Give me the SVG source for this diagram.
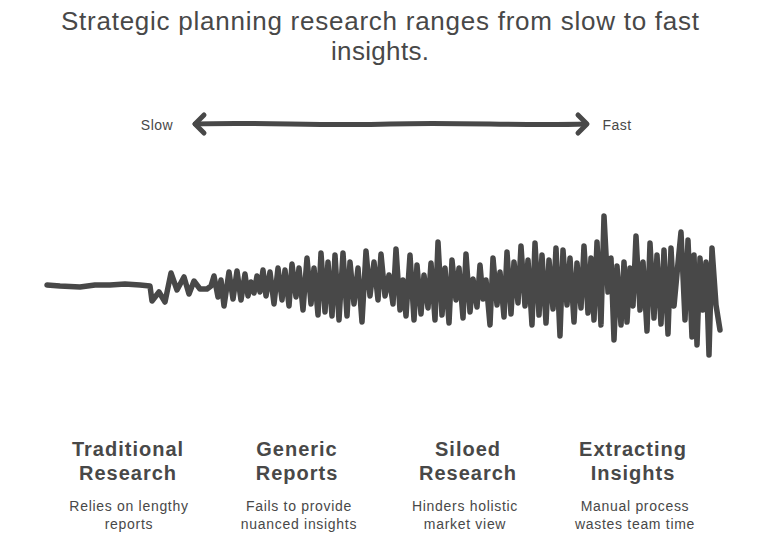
<svg xmlns="http://www.w3.org/2000/svg" width="768" height="540" viewBox="0 0 768 540">
<style>
text{font-family:"Liberation Sans",Arial,sans-serif;fill:#484848;text-anchor:middle}
.title{font-size:26px}
.axis{font-size:14px;letter-spacing:0.5px}
.head{font-size:20px;font-weight:bold;letter-spacing:1px}
.desc{font-size:14px;letter-spacing:0.7px}
.ln{fill:none;stroke:#484848;stroke-linecap:round;stroke-linejoin:round}
</style>
<rect width="768" height="540" fill="#ffffff"/>
<g id="title">
<text class="title" x="380" y="30" textLength="638" lengthAdjust="spacing">Strategic planning research ranges from slow to fast</text>
<text class="title" x="380" y="60" textLength="98" lengthAdjust="spacing">insights.</text>
</g>
<g id="connectors">
<path class="ln" stroke-width="5" d="M195,124 C260,122 320,126 390,124 C460,122 520,126 586,124"/>
<path class="ln" stroke-width="5" d="M204,115 L195,124 L204,133"/>
<path class="ln" stroke-width="5" d="M578,115 L587,124 L578,133"/>
</g>
<g id="slow"><text class="axis" x="157" y="130">Slow</text></g>
<g id="fast"><text class="axis" x="617" y="130">Fast</text></g>
<g id="waveform">
<polyline class="ln" stroke-width="5.5" points="47,285 60,286 80,287 95,285 110,285 125,284 140,285 150,286 152,301 159,292 165,302 171,273 177,290 184,277 189,294 194,281 200,289 207,289 211,286 214,276 218,297 221,280 224,306 229,272 233,299 237,271 241,300 245,274 248,296 251,282 254,293 257,276 260,292 263,270 266,296 270,272 274,304 278,268 282,300 285,270 289,306 292,264 296,297 299,268 303,310 307,258 311,304 314,268 318,315 321,253 325,312 328,262 332,316 335,255 339,320 343,253 347,316 350,262 354,304 358,268 362,322 366,251 370,296 374,262 378,300 381,254 385,296 389,275 393,304 396,249 400,310 403,280 406,316 410,255 414,320 417,265 421,314 424,275 428,308 431,263 435,320 438,242 442,315 445,268 449,323 452,260 456,300 459,268 463,318 466,254 470,312 473,279 477,307 480,265 483,299 486,280 490,325 493,258 497,305 500,272 504,317 507,252 511,314 514,262 518,303 521,246 525,306 528,260 532,325 535,243 539,315 542,255 546,323 549,260 553,309 556,248 560,336 563,250 567,305 570,258 574,322 577,263 581,308 584,246 588,313 591,258 594,320 597,242 601,325 604,216 608,292 611,258 614,340 617,266 621,325 624,262 627,322 630,268 633,306 636,236 640,310 643,262 647,331 650,243 654,318 657,255 661,324 664,250 668,334 671,248 674,306 678,263 681,232 685,320 688,240 692,337 694,255 697,345 700,258 703,310 706,262 709,355 712,248 716,305 720,330"/>
</g>
<g id="traditional">
<text class="head" x="128" y="456">Traditional</text>
<text class="head" x="128" y="480">Research</text>
<text class="desc" x="129" y="511">Relies on lengthy</text>
<text class="desc" x="129" y="529">reports</text>
</g>
<g id="generic">
<text class="head" x="297" y="456">Generic</text>
<text class="head" x="297" y="480">Reports</text>
<text class="desc" x="299" y="511">Fails to provide</text>
<text class="desc" x="299" y="529">nuanced insights</text>
</g>
<g id="siloed">
<text class="head" x="468" y="456">Siloed</text>
<text class="head" x="468" y="480">Research</text>
<text class="desc" x="465" y="511">Hinders holistic</text>
<text class="desc" x="465" y="529">market view</text>
</g>
<g id="extracting">
<text class="head" x="633" y="456">Extracting</text>
<text class="head" x="633" y="480">Insights</text>
<text class="desc" x="635" y="511">Manual process</text>
<text class="desc" x="635" y="529">wastes team time</text>
</g>
</svg>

========================================================================

Work required. Copy every line above word for word and exclude the pictures.

Result for this exercise.
Give me the SVG source for this diagram.
<svg xmlns="http://www.w3.org/2000/svg" width="768" height="540" viewBox="0 0 768 540">
<style>
text{font-family:"Liberation Sans",Arial,sans-serif;fill:#484848;text-anchor:middle}
.title{font-size:26px}
.axis{font-size:14px;letter-spacing:0.5px}
.head{font-size:20px;font-weight:bold;letter-spacing:1px}
.desc{font-size:14px;letter-spacing:0.7px}
.ln{fill:none;stroke:#484848;stroke-linecap:round;stroke-linejoin:round}
</style>
<rect width="768" height="540" fill="#ffffff"/>
<g id="title">
<text class="title" x="380" y="30" textLength="638" lengthAdjust="spacing">Strategic planning research ranges from slow to fast</text>
<text class="title" x="380" y="60" textLength="98" lengthAdjust="spacing">insights.</text>
</g>
<g id="connectors">
<path class="ln" stroke-width="5" d="M195,124 C260,122 320,126 390,124 C460,122 520,126 586,124"/>
<path class="ln" stroke-width="5" d="M204,115 L195,124 L204,133"/>
<path class="ln" stroke-width="5" d="M578,115 L587,124 L578,133"/>
</g>
<g id="slow"><text class="axis" x="157" y="130">Slow</text></g>
<g id="fast"><text class="axis" x="617" y="130">Fast</text></g>
<g id="waveform">
<polyline class="ln" stroke-width="5.5" points="47,285 60,286 80,287 95,285 110,285 125,284 140,285 150,286 152,301 159,292 165,302 171,273 177,290 184,277 189,294 194,281 200,289 207,289 211,286 214,276 218,297 221,280 224,306 229,272 233,299 237,271 241,300 245,274 248,296 251,282 254,293 257,276 260,292 263,270 266,296 270,272 274,304 278,268 282,300 285,270 289,306 292,264 296,297 299,268 303,310 307,258 311,304 314,268 318,315 321,253 325,312 328,262 332,316 335,255 339,320 343,253 347,316 350,262 354,304 358,268 362,322 366,251 370,296 374,262 378,300 381,254 385,296 389,275 393,304 396,249 400,310 403,280 406,316 410,255 414,320 417,265 421,314 424,275 428,308 431,263 435,320 438,242 442,315 445,268 449,323 452,260 456,300 459,268 463,318 466,254 470,312 473,279 477,307 480,265 483,299 486,280 490,325 493,258 497,305 500,272 504,317 507,252 511,314 514,262 518,303 521,246 525,306 528,260 532,325 535,243 539,315 542,255 546,323 549,260 553,309 556,248 560,336 563,250 567,305 570,258 574,322 577,263 581,308 584,246 588,313 591,258 594,320 597,242 601,325 604,216 608,292 611,258 614,340 617,266 621,325 624,262 627,322 630,268 633,306 636,236 640,310 643,262 647,331 650,243 654,318 657,255 661,324 664,250 668,334 671,248 674,306 678,263 681,232 685,320 688,240 692,337 694,255 697,345 700,258 703,310 706,262 709,355 712,248 716,305 720,330"/>
</g>
<g id="traditional">
<text class="head" x="128" y="456">Traditional</text>
<text class="head" x="128" y="480">Research</text>
<text class="desc" x="129" y="511">Relies on lengthy</text>
<text class="desc" x="129" y="529">reports</text>
</g>
<g id="generic">
<text class="head" x="297" y="456">Generic</text>
<text class="head" x="297" y="480">Reports</text>
<text class="desc" x="299" y="511">Fails to provide</text>
<text class="desc" x="299" y="529">nuanced insights</text>
</g>
<g id="siloed">
<text class="head" x="468" y="456">Siloed</text>
<text class="head" x="468" y="480">Research</text>
<text class="desc" x="465" y="511">Hinders holistic</text>
<text class="desc" x="465" y="529">market view</text>
</g>
<g id="extracting">
<text class="head" x="633" y="456">Extracting</text>
<text class="head" x="633" y="480">Insights</text>
<text class="desc" x="635" y="511">Manual process</text>
<text class="desc" x="635" y="529">wastes team time</text>
</g>
</svg>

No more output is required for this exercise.